# [Set exercise]
What lines of the data include the string "script"? Copy them all.

# [Supplied records]

····················

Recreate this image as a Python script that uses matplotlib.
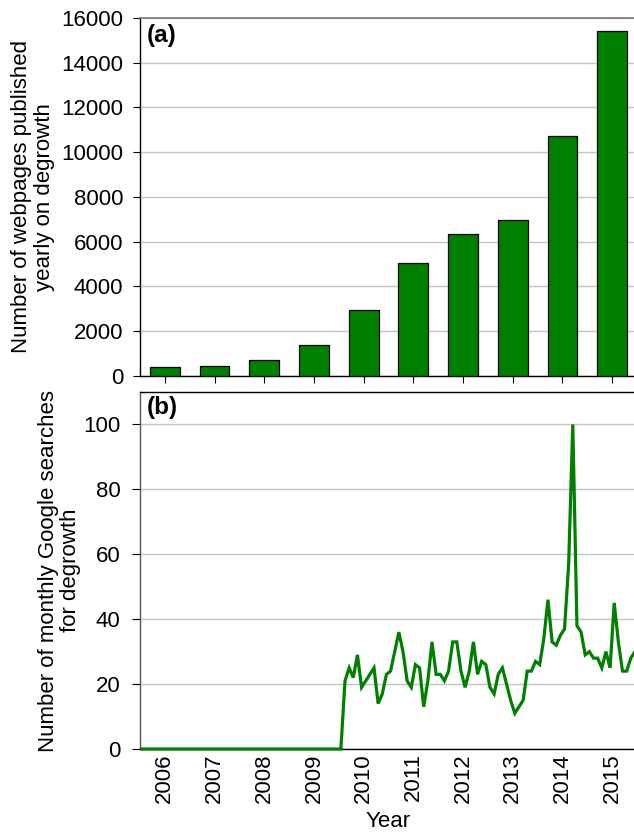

····················

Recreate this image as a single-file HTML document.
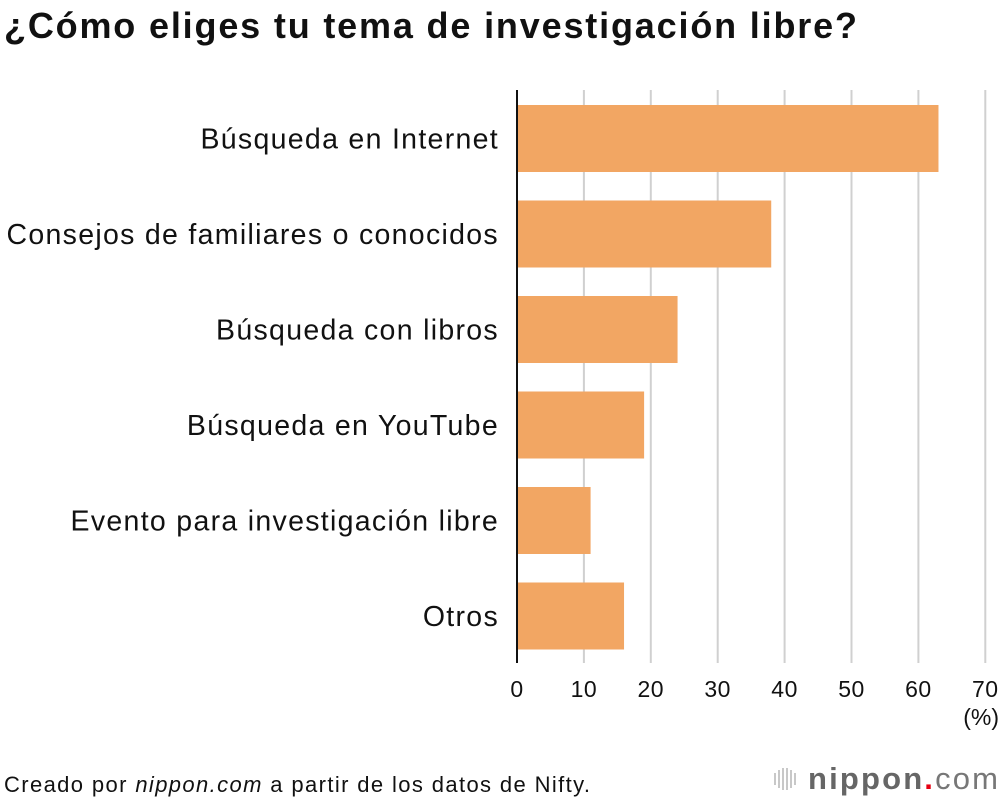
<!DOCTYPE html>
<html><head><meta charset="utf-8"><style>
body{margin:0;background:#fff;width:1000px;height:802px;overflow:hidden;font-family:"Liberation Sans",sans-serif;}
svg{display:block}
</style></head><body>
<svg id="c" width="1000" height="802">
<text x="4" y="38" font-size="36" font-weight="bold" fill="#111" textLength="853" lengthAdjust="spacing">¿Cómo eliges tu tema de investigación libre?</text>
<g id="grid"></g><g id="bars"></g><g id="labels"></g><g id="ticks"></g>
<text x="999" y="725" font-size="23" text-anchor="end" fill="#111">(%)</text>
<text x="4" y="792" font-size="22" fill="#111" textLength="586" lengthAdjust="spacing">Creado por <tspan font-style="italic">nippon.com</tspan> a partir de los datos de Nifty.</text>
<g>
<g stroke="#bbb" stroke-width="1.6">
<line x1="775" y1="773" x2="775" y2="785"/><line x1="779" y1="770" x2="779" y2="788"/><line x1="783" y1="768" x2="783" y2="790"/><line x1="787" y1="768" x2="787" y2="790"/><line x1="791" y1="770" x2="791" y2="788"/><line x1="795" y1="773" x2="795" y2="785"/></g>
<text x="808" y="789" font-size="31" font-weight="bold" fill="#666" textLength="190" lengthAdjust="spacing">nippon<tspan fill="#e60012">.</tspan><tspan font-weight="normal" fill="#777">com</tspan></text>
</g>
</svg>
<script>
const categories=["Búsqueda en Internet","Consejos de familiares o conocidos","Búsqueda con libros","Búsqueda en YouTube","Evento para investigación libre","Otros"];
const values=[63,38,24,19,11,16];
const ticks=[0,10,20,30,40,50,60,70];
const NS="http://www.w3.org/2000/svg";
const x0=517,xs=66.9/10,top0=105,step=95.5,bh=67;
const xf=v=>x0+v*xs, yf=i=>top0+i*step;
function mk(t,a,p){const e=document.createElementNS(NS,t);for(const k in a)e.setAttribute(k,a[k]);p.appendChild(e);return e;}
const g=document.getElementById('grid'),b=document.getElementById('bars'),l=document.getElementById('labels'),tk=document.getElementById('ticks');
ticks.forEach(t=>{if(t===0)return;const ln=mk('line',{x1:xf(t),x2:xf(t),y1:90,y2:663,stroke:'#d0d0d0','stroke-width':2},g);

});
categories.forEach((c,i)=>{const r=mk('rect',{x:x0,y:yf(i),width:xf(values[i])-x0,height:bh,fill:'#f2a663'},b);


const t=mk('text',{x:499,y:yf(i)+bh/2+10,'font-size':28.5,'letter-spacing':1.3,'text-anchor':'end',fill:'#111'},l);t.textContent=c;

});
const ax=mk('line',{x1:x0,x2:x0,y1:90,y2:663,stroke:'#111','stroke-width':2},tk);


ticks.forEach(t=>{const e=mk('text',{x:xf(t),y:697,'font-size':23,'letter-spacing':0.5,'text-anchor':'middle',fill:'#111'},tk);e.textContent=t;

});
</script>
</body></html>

····················

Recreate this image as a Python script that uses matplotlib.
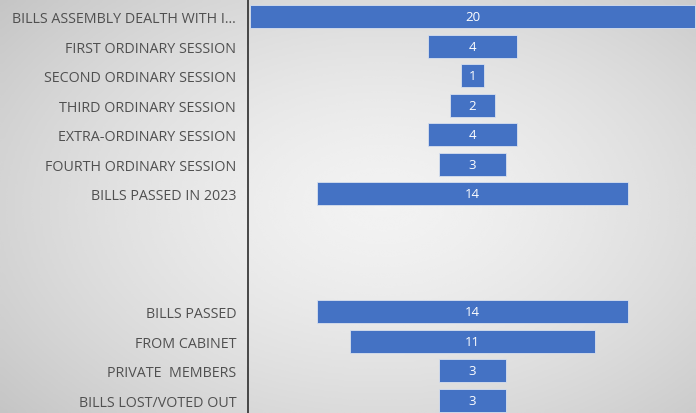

····················

# [Written answer]
Recreate this image as a Python script that uses matplotlib.
<script>
</script>
Recreate this image as a Python script that uses matplotlib.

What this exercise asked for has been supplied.